If the government wants to reduce electricity prices then it should open up the market to more competition from onshore wind, not make the sector a persona non grata.

“We appear to have a UK government that is allergic to onshore wind and we don’t really know why and they aren’t very good at explaining their reasons,” he said. This follows lobbying from SSE that the new government should back onshore wind.

If the Conservatives are re-elected as we expect then this could simply mean that it is business as usual for the hostile approach to onshore wind that it has adopted for the last two years.

But we hope May and her team will take the opportunity to back onshore wind in the national interest. For one, the British public likes onshore wind more than nuclear or shale gas, and so supporting the sector could be a vote-winner.

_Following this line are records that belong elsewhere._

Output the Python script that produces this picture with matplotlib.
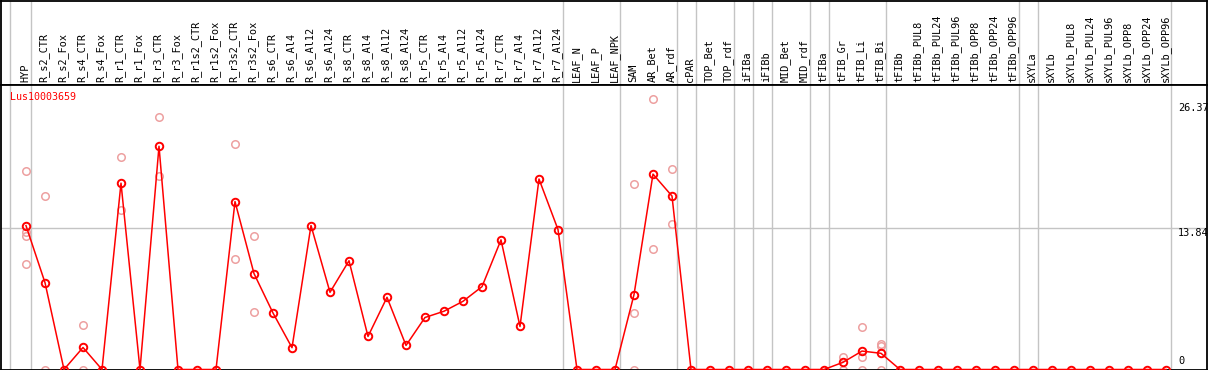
import matplotlib
matplotlib.use("Agg")
import matplotlib.pyplot as plt

# categories (one column each)
labels = ["HYP",
          "R_s2_CTR", "R_s2_Fox", "R_s4_CTR", "R_s4_Fox", "R_r1_CTR", "R_r1_Fox",
          "R_r3_CTR", "R_r3_Fox", "R_r1s2_CTR", "R_r1s2_Fox", "R_r3s2_CTR", "R_r3s2_Fox",
          "R_s6_CTR", "R_s6_Al4", "R_s6_Al12", "R_s6_Al24",
          "R_s8_CTR", "R_s8_Al4", "R_s8_Al12", "R_s8_Al24",
          "R_r5_CTR", "R_r5_Al4", "R_r5_Al12", "R_r5_Al24",
          "R_r7_CTR", "R_r7_Al4", "R_r7_Al12", "R_r7_Al24",
          "LEAF_N", "LEAF_P", "LEAF_NPK",
          "SAM", "AR_Bet", "AR_rdf",
          "cPAR", "TOP_Bet", "TOP_rdf", "iFIBa", "iFIBb", "MID_Bet", "MID_rdf",
          "tFIBa", "tFIB_Gr", "tFIB_Li", "tFIB_Bi",
          "tFIBb", "tFIBb_PUL8", "tFIBb_PUL24", "tFIBb_PUL96",
          "tFIBb_OPP8", "tFIBb_OPP24", "tFIBb_OPP96",
          "sXYLa", "sXYLb", "sXYLb_PUL8", "sXYLb_PUL24", "sXYLb_PUL96",
          "sXYLb_OPP8", "sXYLb_OPP24", "sXYLb_OPP96"]

# group sizes -> grey separators
group_sizes = [1, 28, 3, 3, 1, 2, 1, 1, 2, 1, 3, 7, 1, 7]

# mean expression per category
means = [14.05,
         8.48, 0, 2.15, 0, 18.2, 0, 21.8, 0, 0, 0, 16.4, 9.37,
         5.52, 2.13, 14.06, 7.54, 10.62, 3.23, 7.05, 2.35,
         5.08, 5.69, 6.66, 8.09, 12.66, 4.2, 18.6, 13.67,
         0, 0, 0,
         7.31, 19.08, 16.94,
         0, 0, 0, 0, 0, 0, 0,
         0, 0.7, 1.8, 1.58,
         0, 0, 0, 0, 0, 0, 0,
         0, 0, 0, 0, 0, 0, 0, 0]

# individual replicates (only where they differ from the mean)
replicates = {
    "HYP": [19.4, 13.4, 13.0, 10.3],
    "R_s2_CTR": [16.95, 0],
    "R_s4_CTR": [4.3, 0],
    "R_r1_CTR": [20.8, 15.6],
    "R_r3_CTR": [24.7, 18.85],
    "R_r3s2_CTR": [22.0, 10.8],
    "R_r3s2_Fox": [13.05, 5.66],
    "SAM": [18.1, 5.53, 0],
    "AR_Bet": [26.37, 11.8],
    "AR_rdf": [19.57, 14.2],
    "tFIB_Gr": [1.25, 0],
    "tFIB_Li": [4.13, 1.25, 0],
    "tFIB_Bi": [2.5, 2.3, 0],
}

gene = "Lus10003659"
ymax_label = 26.37
ymid_label = 13.84

W, H = 1209, 370
fig = plt.figure(figsize=(W / 100, H / 100), dpi=100)

def fx(px):
    return px / W

def fy(px):
    return 1 - px / H

x0, x1 = 1, 1207
head_top, head_bot, plot_bot = 0.5, 85, 369.5
xlim = ((x0 - 26) / 19, (x1 - 26) / 19)
ylim = (0, (plot_bot - head_bot) / 10.24)

ax_h = fig.add_axes([fx(x0), fy(head_bot), fx(x1 - x0), fy(head_top) - fy(head_bot)])
ax = fig.add_axes([fx(x0), fy(plot_bot), fx(x1 - x0), fy(head_bot) - fy(plot_bot)])

grey = "#c4c4c4"
for a in (ax_h, ax):
    a.set_xlim(*xlim)
    a.set_xticks([])
    a.set_yticks([])
    for s in a.spines.values():
        s.set_color("black")
        s.set_linewidth(1.3)
    # group separators
    a.axvline(-0.84, color=grey, lw=1.0, zorder=0)
    pos = -1
    for g in group_sizes:
        pos += g
        a.axvline(pos + 0.25, color=grey, lw=1.0, zorder=0)

ax_h.set_ylim(0, 1)
for i, lab in enumerate(labels):
    ax_h.text(i - 0.05, 0.03, lab, rotation=90, ha="center", va="bottom",
              family="DejaVu Sans Mono", fontsize=7.4, color="black")

ax.set_ylim(*ylim)
ax.axhline(ymid_label, color=grey, lw=1.0, zorder=0)

xs = list(range(len(labels)))
for i, lab in enumerate(labels):
    if lab in replicates:
        vals = replicates[lab]
        ax.plot([i] * len(vals), vals, linestyle="none", marker="o", ms=5.4,
                mfc="none", mec="#eda0a0", mew=1.1, zorder=2)

ax.plot(xs, means, color="red", lw=1.1, zorder=3)
ax.plot(xs, means, linestyle="none", marker="o", ms=5.4, mfc="none",
        mec="red", mew=1.4, zorder=4)

# right-hand value labels
for v, dy, va in [(ymax_label, -4, "top"), (ymid_label, -0.5, "top"), (0, 3, "bottom")]:
    ax.annotate(f"{v:g}" if v == 0 else f"{v:.2f}", xy=((1178 - 26) / 19, v),
                xycoords="data", xytext=(0, dy), textcoords="offset pixels",
                ha="left", va=va, family="DejaVu Sans Mono", fontsize=7.4,
                color="black", annotation_clip=False)

fig.text(fx(10), fy(97), gene, color="red", ha="left", va="center",
         family="DejaVu Sans Mono", fontsize=7.2)

fig.savefig("out.png", dpi=100)
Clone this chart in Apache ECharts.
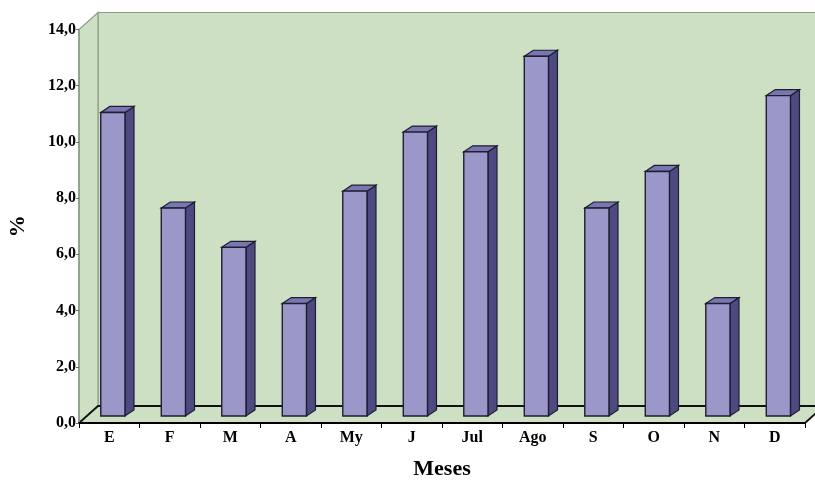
<!DOCTYPE html>
<html>
<head>
<meta charset="utf-8">
<script src="https://cdn.jsdelivr.net/npm/echarts@6/dist/echarts.min.js"></script>
<style>html,body{margin:0;padding:0;background:#fff;}#c{width:815px;height:482px;}</style>
</head>
<body>
<div id="c"></div>
<script>
var categories = ['E','F','M','A','My','J','Jul','Ago','S','O','N','D'];
var values = [10.8, 7.4, 6.0, 4.0, 8.0, 10.1, 9.4, 12.8, 7.4, 8.7, 4.0, 11.4];
var yTicks = {min: 0, max: 14, interval: 2};

var DX = 19, DY = -17;          // wall depth projection
var BASE_DY = -7;               // bar sits mid-depth
var SIDE_DX = 9, SIDE_DY = -6;  // bar depth
var FONT = '"Liberation Serif", "Times New Roman", serif';

var chart = echarts.init(document.getElementById('c'));
var barData = values.map(function (v, i) { return [i, v]; });

chart.setOption({
  animation: false,
  grid: {left: 79, right: 10, top: 29.5, bottom: 59, containLabel: false, outerBoundsMode: 'none'},
  xAxis: {
    type: 'category', data: categories,
    axisLine: {lineStyle: {color: '#000', width: 2}},
    axisTick: {show: true, length: 5, lineStyle: {color: '#000', width: 1}},
    axisLabel: {color: '#000', fontFamily: FONT, fontWeight: 'bold', fontSize: 16, margin: 7},
    name: 'Meses', nameLocation: 'middle', nameGap: 35,
    nameTextStyle: {color: '#000', fontFamily: FONT, fontWeight: 'bold', fontSize: 22},
    z: 5
  },
  yAxis: {
    type: 'value', min: yTicks.min, max: yTicks.max, interval: yTicks.interval,
    axisLine: {show: true, lineStyle: {color: '#8a9a86', width: 1.5}},
    axisTick: {show: true, length: 3, lineStyle: {color: '#666'}},
    splitLine: {show: false},
    axisLabel: {color: '#000', fontFamily: FONT, fontWeight: 'bold', fontSize: 16, margin: 3,
      formatter: function (v) { return v.toFixed(1).replace('.', ','); }},
    name: '%', nameLocation: 'middle', nameGap: 50, nameRotate: 90,
    nameTextStyle: {color: '#000', fontFamily: FONT, fontWeight: 'bold', fontSize: 22},
    z: 5
  },
  series: [
    {
      type: 'custom', z: 1, silent: true,
      data: [[0, 0]],
      renderItem: function (params, api) {
        var cs = params.coordSys;
        var x = cs.x, y = cs.y, w = cs.width, h = cs.height;
        var fill = '#cde0c3';
        return {
          type: 'group',
          children: [
            {type: 'polygon', shape: {points: [[x + DX, y + DY], [x + w + DX + 30, y + DY], [x + w + DX + 30, y + h + DY], [x + DX, y + h + DY]]},
              style: {fill: fill, stroke: '#8e9a8a', lineWidth: 1.2}},
            {type: 'polygon', shape: {points: [[x, y], [x + DX, y + DY], [x + DX, y + h + DY], [x, y + h]]},
              style: {fill: fill, stroke: '#8e9a8a', lineWidth: 1.2}},
            {type: 'polygon', shape: {points: [[x, y + h], [x + w, y + h], [x + w + DX, y + h + DY], [x + DX, y + h + DY]]},
              style: {fill: fill, stroke: null}},
            {type: 'polyline', shape: {points: [[x, y + h], [x + DX, y + h + DY], [x + w + DX + 30, y + h + DY]]},
              style: {fill: null, stroke: '#111', lineWidth: 1.8}},
            {type: 'line', shape: {x1: x + w, y1: y + h, x2: x + w + DX, y2: y + h + DY},
              style: {stroke: '#111', lineWidth: 1.8}}
          ]
        };
      }
    },
    {
      type: 'custom', z: 3,
      data: barData,
      encode: {x: 0, y: 1},
      renderItem: function (params, api) {
        var idx = api.value(0), v = api.value(1);
        var top = api.coord([idx, v]);
        var base = api.coord([idx, 0]);
        var band = api.size([1, 0])[0];
        var fw = band * 0.4;
        var left = top[0] - band * 0.14;
        var ty = top[1] + BASE_DY, by = base[1] + BASE_DY;
        var stroke = '#1e1d33';
        return {
          type: 'group',
          children: [
            {type: 'polygon', shape: {points: [[left + fw, ty], [left + fw + SIDE_DX, ty + SIDE_DY], [left + fw + SIDE_DX, by + SIDE_DY], [left + fw, by]]},
              style: {fill: '#4e4a80', stroke: stroke, lineWidth: 1.2}},
            {type: 'polygon', shape: {points: [[left, ty], [left + SIDE_DX, ty + SIDE_DY], [left + fw + SIDE_DX, ty + SIDE_DY], [left + fw, ty]]},
              style: {fill: '#7a76b0', stroke: stroke, lineWidth: 1.2}},
            {type: 'rect', shape: {x: left, y: ty, width: fw, height: by - ty},
              style: {fill: '#9b97c8', stroke: stroke, lineWidth: 1.4}}
          ]
        };
      }
    }
  ]
});
</script>
</body>
</html>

Onshore wind is also the cheapest form of new electricity generation in the UK. If it is able to compete on an equal footing against other energy sources, it should help to reduce energy bills. Backing the wind sector can help May achieve her aims.

There should be political benefits too. The wane of the UK Independence Party after the Brexit referendum is set to deliver more voters to the Conservatives. This could mean she wants to keep happy incomers from a party that has been very anti-wind.

But, in our view, backing onshore wind could help May. It would quash the idea that her party is now UKIP Lite. In fact, supporting a growing sector like wind will help to support the businesses that the UK needs to make a success of Brexit, and will help the UK to reduce its reliance on electricity imported from mainland Europe.

And what about the conservative media? Newspapers like The Daily Mail have spent years pushing a narrative that renewables are pushing up power prices, regardless of the economics.

In fact, it is far less of a factor than the rising cost of overseas fossil fuels. Wind could be part of a narrative that the UK is, to coin a phrase, taking back control of energy production. Or perhaps this is too optimistic – like my springtime wardrobe choices often are.